Now, take the overall company goals and determine how the team can best contribute. What does it need to achieve in order to move the needle? If you are having trouble understanding what the overall goals are or choosing between several options, don’t hesitate to involve a leader and get some early feedback. (Delivering small increments and getting early feedback is always a good idea.) Make sure the goal is an outcome, not an output. Once you have settled on a goal, determine how you will measure progress. Ideally, you should use leading indicators that allow you to assess product changes without much delay. 

Once you have a goal and how you want to measure it in place, present the entire framework to leadership, explain your reasoning, and have them sign off. (Btw, at that point you are already halfway there to making data driven decisions.)

The same process also works for making decision or coming up with a vision or strategy:

  1. Understand the business context
  2. Come up with a proposal for a decision/vision/strategy based on the business context
  3. Present the reasoning and the proposal
  4. Document the decision

How to deal with frequent change of priorities

Finally, maybe the most frustrating consequence of a lack of direction is a frequent change of priorities. It’s a surefire way to destroy motivation. Especially, since ít often seems as though the change in priorities comes just as the team is gaining some momentum. Since I already wrote about dealing with constant change of strategy or priorities, I won’t go into too much detail here. 
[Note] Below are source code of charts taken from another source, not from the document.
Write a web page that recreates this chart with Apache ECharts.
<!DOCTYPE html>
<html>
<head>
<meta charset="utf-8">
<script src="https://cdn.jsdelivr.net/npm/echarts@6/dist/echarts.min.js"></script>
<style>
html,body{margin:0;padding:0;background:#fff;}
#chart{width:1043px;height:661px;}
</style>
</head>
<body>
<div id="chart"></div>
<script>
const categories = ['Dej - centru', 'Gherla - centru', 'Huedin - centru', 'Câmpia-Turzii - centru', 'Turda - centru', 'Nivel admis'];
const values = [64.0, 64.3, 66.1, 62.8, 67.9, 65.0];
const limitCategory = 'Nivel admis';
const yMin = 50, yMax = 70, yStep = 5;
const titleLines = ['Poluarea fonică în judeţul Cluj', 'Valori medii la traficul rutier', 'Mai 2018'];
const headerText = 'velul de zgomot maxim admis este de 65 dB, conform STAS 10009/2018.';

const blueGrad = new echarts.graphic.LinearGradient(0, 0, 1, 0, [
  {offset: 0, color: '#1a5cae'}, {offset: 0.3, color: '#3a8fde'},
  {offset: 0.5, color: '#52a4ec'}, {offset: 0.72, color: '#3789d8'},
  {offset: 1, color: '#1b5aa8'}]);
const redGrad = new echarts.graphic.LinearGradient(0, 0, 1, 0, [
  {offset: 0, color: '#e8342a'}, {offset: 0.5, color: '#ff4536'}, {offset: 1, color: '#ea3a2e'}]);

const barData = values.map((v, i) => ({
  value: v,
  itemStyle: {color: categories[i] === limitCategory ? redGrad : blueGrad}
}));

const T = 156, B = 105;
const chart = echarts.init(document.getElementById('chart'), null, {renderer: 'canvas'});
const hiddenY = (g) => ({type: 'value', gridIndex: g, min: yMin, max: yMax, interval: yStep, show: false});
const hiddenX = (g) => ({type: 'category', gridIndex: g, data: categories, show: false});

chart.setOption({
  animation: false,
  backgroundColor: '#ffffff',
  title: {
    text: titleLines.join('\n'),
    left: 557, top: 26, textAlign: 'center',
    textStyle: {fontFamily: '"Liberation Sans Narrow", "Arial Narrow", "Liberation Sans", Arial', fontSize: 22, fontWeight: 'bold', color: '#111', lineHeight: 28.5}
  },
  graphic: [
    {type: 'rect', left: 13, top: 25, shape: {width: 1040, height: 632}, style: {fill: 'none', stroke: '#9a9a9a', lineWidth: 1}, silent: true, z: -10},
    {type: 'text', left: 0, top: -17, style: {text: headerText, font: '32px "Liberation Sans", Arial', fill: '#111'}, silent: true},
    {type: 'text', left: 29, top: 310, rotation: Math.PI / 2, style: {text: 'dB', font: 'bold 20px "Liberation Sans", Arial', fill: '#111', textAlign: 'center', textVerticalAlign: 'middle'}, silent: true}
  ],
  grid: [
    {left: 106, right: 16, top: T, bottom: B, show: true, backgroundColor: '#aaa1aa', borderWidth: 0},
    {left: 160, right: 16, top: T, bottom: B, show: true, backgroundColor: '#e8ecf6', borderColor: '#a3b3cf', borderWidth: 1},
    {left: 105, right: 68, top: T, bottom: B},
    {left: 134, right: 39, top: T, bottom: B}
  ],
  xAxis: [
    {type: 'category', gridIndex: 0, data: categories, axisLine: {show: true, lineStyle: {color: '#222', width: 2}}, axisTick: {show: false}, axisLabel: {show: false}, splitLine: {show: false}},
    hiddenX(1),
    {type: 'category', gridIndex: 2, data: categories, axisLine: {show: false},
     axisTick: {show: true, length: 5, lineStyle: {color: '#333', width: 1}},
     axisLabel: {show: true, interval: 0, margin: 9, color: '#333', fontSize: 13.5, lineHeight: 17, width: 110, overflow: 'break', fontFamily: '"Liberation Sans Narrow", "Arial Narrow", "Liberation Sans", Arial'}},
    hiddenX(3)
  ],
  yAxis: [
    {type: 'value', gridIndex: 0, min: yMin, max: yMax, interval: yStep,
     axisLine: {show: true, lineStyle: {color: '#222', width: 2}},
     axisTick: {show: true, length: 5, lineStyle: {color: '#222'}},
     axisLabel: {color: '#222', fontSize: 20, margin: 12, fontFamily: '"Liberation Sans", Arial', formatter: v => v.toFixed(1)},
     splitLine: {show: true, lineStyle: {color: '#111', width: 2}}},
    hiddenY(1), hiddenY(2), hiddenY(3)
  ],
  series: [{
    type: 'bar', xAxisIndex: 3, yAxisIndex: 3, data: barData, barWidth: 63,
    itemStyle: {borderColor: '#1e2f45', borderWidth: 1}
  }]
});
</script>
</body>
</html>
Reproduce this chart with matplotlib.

What has worked for me in the past is publicly fixing priorities at least for some time (quarterly, for example). Ideally, this happens in some big meeting and the results are ceremoniously communicated across the organization. This makes the strategic direction feel more real and the barrier to changing it increases.

Here is an example of how it worked for us, from the original article:

At one point in time, we struggled with frequent strategic shifts. Just to paint a picture: we once conducted almost a week of workshops with five teams to create a plan for the upcoming year. We also created a detailed plan for the coming months, only to completely throw everything out of the window a week later because priorities changed. 

After that, we successfully negotiated a process that fixed priorities for one quarter (although it took some time to get there). In the middle of each quarter, the planning process began for the next one. The Product Owners worked with the leadership team to define a list of priorities for the upcoming quarter. Then, the teams conducted high level estimates of the features, and produced a time based roadmap with estimated dates. We presented the roadmaps causing a final round of (mostly) minor adjustments. Finally, leadership presented the plan to the entire company and the teams went into execution mode. 

There were still changes in priorities but they were mostly minor or due to truly extraordinary circumstances. I believe this process and the public announcement of the plan created a psychological barrier that helped prevent the chaos from before.

Four steps are the key

There you have it. Overcoming a lack of direction is really not that difficult if you are willing to take on that responsibility yourself. Gain an understanding of the business context, come up with a proposal, present it in front of leadership, and document the approval. Keeping these four steps in mind, you should be ok. This is the good news. 

The bad news is that overcoming the second consequence of bad leadership, a lack of trust, takes more time, although the solution is also not rocket science: communication. How to go about this, though, is a topic for another day.